La leçon de ce texte est simple, puissante et magnifique: aucun lien véritable avec autrui (oui, aucun, j’en suis convaincu désormais) ne peut exister si on n’est pas à peu au clair avec soi-même, avec ses failles et avec ses zones d’ombres. Si on ne l’est pas, tant qu’on ne l’est pas, on n’est qu’un personnage qui joue des rôles (le père parfait, le conjoint prévenant, le gendre idéal, le collègue sympa, le voisin serviable…), mais qui au plus profond reste englué dans son bourbier, et qui entraîne ses proches dans son propre désastre.

Musicalement, « Digging in the dirt » est un condensé de ce que Peter Gabriel a voulu réaliser sur ce disque, en s’appuyant sur son expérience de producteur au sein de Real world. On y retrouve une osmose détonante entre le rock progressif, la pop et les sonorités variées et chaudes issues de la world music (notamment les percussions tribales).

Sur les couplets, la rythmique est pêchue et chaloupée, la ligne de basse est lancinante, les guitares griffent, et le chant est rauque et rageur comme aux plus belles heures de « Shock the monkey » .

Rompant subitement avec ce rythme et ces orchestrations, le refrain offre une oasis et un magnifique répit: la guitare y est cristalline, et la voix de Peter Gabriel se fait tout à coup aussi douce et caressante que dans les balades poignantes qu’il avait composées sur son précédent album (« Don’t give up » et « Mercy street » ), et qui me bouleversent à chaque écoute, toujours, toujours, toujours.

Creuser dans la crasse, c’est se donner une chance de tomber sur une pépite – une chanson, ou de l’amour.

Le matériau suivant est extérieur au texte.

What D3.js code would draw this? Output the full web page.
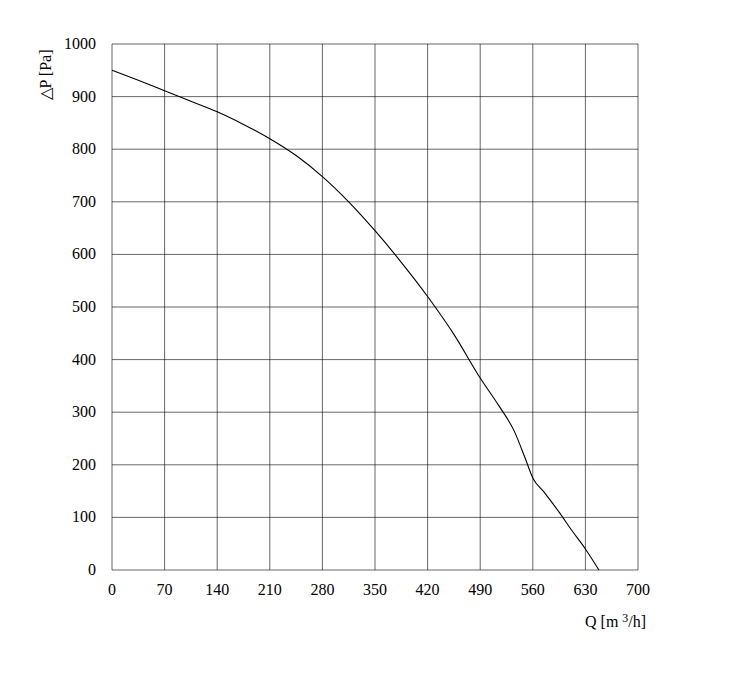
<!DOCTYPE html>
<html><head><meta charset="utf-8">
<script src="https://cdn.jsdelivr.net/npm/d3@7"></script>
<style>body{margin:0;background:#fff}text{font-family:"Liberation Serif",serif;font-size:16px;fill:#000}</style>
</head><body>
<svg id="c" width="731" height="695"></svg>
<script>
const xTicks=[0,70,140,210,280,350,420,490,560,630,700];
const yTicks=[0,100,200,300,400,500,600,700,800,900,1000];
const flowQ=[0,35,70,105,140,175,210,245,280,315,350,385,420,455,490,515,535,550,560,575,595,612,630,648];
const pressure=[950,931,911,891,871,847,820,788,748,700,645,585,520,448,365,312,265,212,175,148,110,75,40,0];
const svg=d3.select("#c");
const x=d3.scaleLinear().domain([0,700]).range([112,638]);
const y=d3.scaleLinear().domain([0,1000]).range([570,44]);
const g=svg.append("g");
g.selectAll(".vx").data(xTicks).join("line").attr("x1",d=>x(d)).attr("x2",d=>x(d)).attr("y1",y(0)).attr("y2",y(1000)).attr("stroke","#000").attr("stroke-width",0.6);
g.selectAll(".hy").data(yTicks).join("line").attr("y1",d=>y(d)).attr("y2",d=>y(d)).attr("x1",x(0)).attr("x2",x(700)).attr("stroke","#000").attr("stroke-width",0.6);
g.selectAll(".xt").data(xTicks).join("text").attr("x",d=>x(d)).attr("y",595).attr("text-anchor","middle").text(d=>d);
g.selectAll(".yt").data(yTicks).join("text").attr("x",96).attr("y",d=>y(d)+5).attr("text-anchor","end").text(d=>d);
const line=d3.line().x((d,i)=>x(flowQ[i])).y(d=>y(d)).curve(d3.curveMonotoneX);
g.append("path").attr("d",line(pressure)).attr("fill","none").attr("stroke","#000").attr("stroke-width",1.1);
svg.append("text").attr("transform","translate(51,75) rotate(-90)").attr("text-anchor","middle").text("△P [Pa]");
svg.append("text").attr("x",585).attr("y",627).html('Q [m <tspan dy="-5" font-size="12">3</tspan><tspan dy="5">/h]</tspan>');
</script>
</body></html>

[Comme souvent, j’ai écrit cette chronique bien avant de la publier aujourd’hui, et je l’ai relue et retouchée de temps en temps. Il se trouve que je viens d’avoir un échange avec une personne qui se bat contre la dépression, avec des hauts et des bas: alors ce soir je partage « Digging in the dirt » , pour elle. Courage, on pense à toi.]